Muir, who also studies general relativity and tests of gravity at different scales, says the universe as it is will provide the best clues. If dark energy is a fluidlike energy field like quintessence, then models would predict a certain type of relationship between how the universe has expanded over time and how cosmic structures have come together. Cosmologists can look for correlations between expansion and growth, such as the formation of galaxy clusters, to understand both quintessence and gravity beyond general relativity, she says.

Even Verde, who is working on the DESI analysis, remains skeptical that Lambda-CDM will be overturned. “I am really conservative, but on whether I am willing personally to throw constant dark energy out the window based on this—not yet,” she says. “Right now we need to keep looking at it and understand it better.”

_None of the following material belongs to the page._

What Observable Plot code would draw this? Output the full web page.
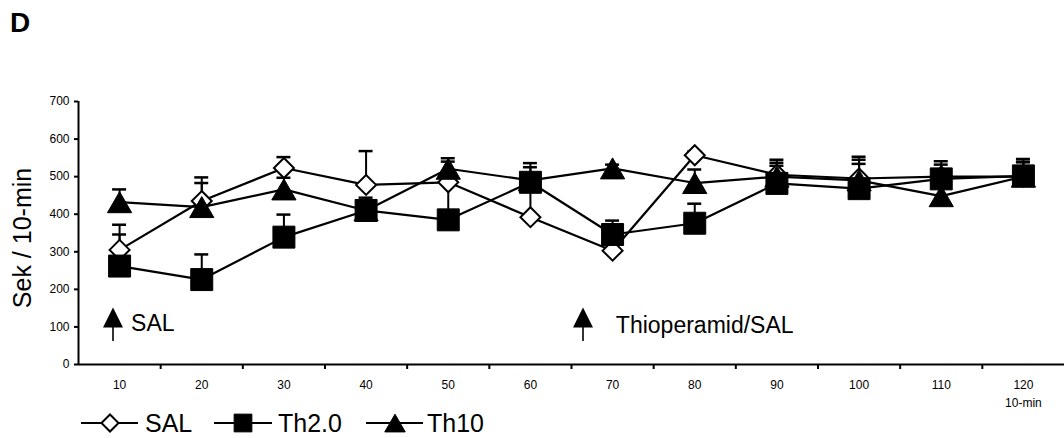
<!DOCTYPE html>
<html>
<head>
<meta charset="utf-8">
<script src="https://cdn.jsdelivr.net/npm/d3@7"></script>
<script src="https://cdn.jsdelivr.net/npm/@observablehq/plot@0.6"></script>
<style>
  body { margin: 0; background: #fff; }
  #wrap { position: relative; width: 1064px; height: 438px; font-family: "Liberation Sans", Arial, sans-serif; }
  #wrap svg { position: absolute; left: 0; top: 0; overflow: visible; }
</style>
</head>
<body>
<div id="wrap"></div>
<script>
// Time bins (10-min blocks)
const minutes = [10, 20, 30, 40, 50, 60, 70, 80, 90, 100, 110, 120];

// Seconds per 10-min block, mean and SEM for each group
const salMean  = [305, 435, 523, 478, 485, 392, 303, 557, 505, 495, 500, 500];
const salSem   = [67, 63, 29, 90, 55, 75, 30, 10, 40, 58, 32, 40];
const th2Mean  = [262, 226, 339, 410, 385, 485, 346, 376, 482, 468, 494, 502];
const th2Sem   = [84, 67, 60, 34, 95, 51, 37, 52, 47, 66, 47, 45];
const th10Mean = [432, 419, 466, 410, 521, 490, 522, 483, 500, 490, 448, 500];
const th10Sem  = [34, 64, 31, 20, 28, 35, 10, 36, 37, 55, 40, 38];

const groupNames = ["SAL", "Th2.0", "Th10"];

// Axis ticks
const yTicks = [0, 100, 200, 300, 400, 500, 600, 700];
const xBoundaries = [15, 25, 35, 45, 55, 65, 75, 85, 95, 105, 115];

// Injection markers
const injectionX = [9.2, 66.4];
const injectionLabelX = [11.4, 70.4];
const injectionLabelY = [108, 104];
const injectionText = ["SAL", "Thioperamid/SAL"];

const series = [
  {name: groupNames[0], mean: salMean, sem: salSem},
  {name: groupNames[1], mean: th2Mean, sem: th2Sem},
  {name: groupNames[2], mean: th10Mean, sem: th10Sem}
];
const rows = series.flatMap(s => s.mean.map((m, i) => ({group: s.name, x: minutes[i], y: m, top: m + s.sem[i]})));
const of = g => rows.filter(d => d.group === g);

// Filled arrowhead, as wide as it is tall
const arrowHead = {
  draw(context, size) {
    const r = Math.sqrt(size / Math.PI);
    context.moveTo(0, -r);
    context.lineTo(r, r);
    context.lineTo(-r, r);
    context.closePath();
  }
};

const injections = injectionX.map((x, i) => ({x, lx: injectionLabelX[i], ly: injectionLabelY[i], text: injectionText[i]}));

const font = '"Liberation Sans", Arial, sans-serif';

const chart = Plot.plot({
  width: 1064,
  height: 410,
  marginLeft: 78,
  marginRight: 0,
  marginTop: 101,
  marginBottom: 46,
  style: {fontFamily: font, color: "black", background: "transparent", overflow: "visible"},
  x: {type: "linear", domain: [5, 125]},
  y: {domain: [0, 700]},
  marks: [
    Plot.axisY({ticks: yTicks, tickSize: 4, tickPadding: 5, fontSize: 12, strokeWidth: 2, label: null}),
    Plot.axisX({ticks: xBoundaries, tickSize: 5, tickFormat: () => "", strokeWidth: 2, label: null}),
    Plot.axisX({ticks: minutes, tickSize: 0, tickPadding: 12, fontSize: 12, lineHeight: 1.5, label: null,
      tickFormat: d => d === 120 ? "120\n10-min" : String(d)}),
    Plot.ruleY([0], {strokeWidth: 2}),
    Plot.ruleX([5], {strokeWidth: 2}),
    Plot.text(["Sek / 10-min"], {text: d => d, frameAnchor: "left", textAnchor: "middle", lineAnchor: "middle",
      dx: -56, dy: 5, rotate: -90, fontSize: 25}),

    // injection arrows
    Plot.ruleX(injections, {x: "x", y1: 61, y2: 100, strokeWidth: 1.6}),
    Plot.dot(injections, {x: "x", y: () => 125, symbol: arrowHead, r: 10, fill: "black", stroke: "none"}),
    Plot.text(injections, {x: "lx", y: "ly", text: "text", textAnchor: "start", fontSize: 23}),

    // group means
    Plot.line(rows, {x: "x", y: "y", z: "group", stroke: "black", strokeWidth: 2.2}),

    // upper SEM bars
    Plot.ruleX(rows, {x: "x", y1: "y", y2: "top", strokeWidth: 2}),
    Plot.ruleY(rows, {y: "top", x1: d => d.x - 0.85, x2: d => d.x + 0.85, strokeWidth: 2.5}),

    // markers
    Plot.dot(of("SAL"), {x: "x", y: "y", symbol: "diamond2", r: 9, fill: "white", stroke: "black", strokeWidth: 2}),
    Plot.dot(of("Th10"), {x: "x", y: "y", symbol: "triangle", r: 9, dy: 3.5, fill: "black", stroke: "black", strokeWidth: 1}),
    Plot.dot(of("Th2.0"), {x: "x", y: "y", symbol: "square", r: 12.4, fill: "black", stroke: "black", strokeWidth: 1})
  ]
});

const wrap = document.getElementById("wrap");
wrap.appendChild(chart);

// Panel letter and legend
const overlay = d3.select(wrap).append("svg")
  .attr("width", 1064).attr("height", 438)
  .style("pointer-events", "none")
  .style("font-family", font);

overlay.append("text").attr("x", 10).attr("y", 32)
  .attr("font-size", 28).attr("font-weight", "bold").text("D");

const legendItems = [
  {name: groupNames[0], x0: 81, x1: 138, mx: 110, tx: 145, symbol: d3.symbolDiamond2, r: 7.7, fill: "white", sw: 2},
  {name: groupNames[1], x0: 214, x1: 272, mx: 243, tx: 278, symbol: d3.symbolSquare, r: 10, fill: "black", sw: 1},
  {name: groupNames[2], x0: 366, x1: 423, mx: 395, tx: 427, symbol: d3.symbolTriangle, r: 7.6, fill: "black", sw: 1}
];
const ly = 423;
const g = overlay.append("g");
legendItems.forEach(it => {
  g.append("line").attr("x1", it.x0).attr("x2", it.x1).attr("y1", ly).attr("y2", ly)
    .attr("stroke", "black").attr("stroke-width", 2);
  const dy = it.symbol === d3.symbolTriangle ? 3 : 0;
  g.append("path")
    .attr("d", d3.symbol(it.symbol, Math.PI * it.r * it.r)())
    .attr("transform", `translate(${it.mx},${ly + dy})`)
    .attr("fill", it.fill).attr("stroke", "black").attr("stroke-width", it.sw);
  g.append("text").attr("x", it.tx).attr("y", ly).attr("dy", "0.35em")
    .attr("font-size", 25).text(it.name);
});
</script>
</body>
</html>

Many cosmologists are paying close attention but not eulogizing Lambda quite yet, Riess says. Steinhardt suggests systematic errors could play a role in the new findings, especially when three different types of data are combined to arrive at one sweeping conclusion. “Everyone is doing the best they can, but you should take it with a large grain of salt,” he says.

If Lambda lives, in some ways, that will be a very boring outcome—and a philosophically challenging one. The future of the universe will be cold, empty, distant and quiet. Expansion will accelerate forever until atoms themselves are stretched so thin that their centers will not hold, and they fall apart.

But maybe the future is brighter than that, Frieman says. “These hints from DESI and DES are telling us to keep going,” he adds.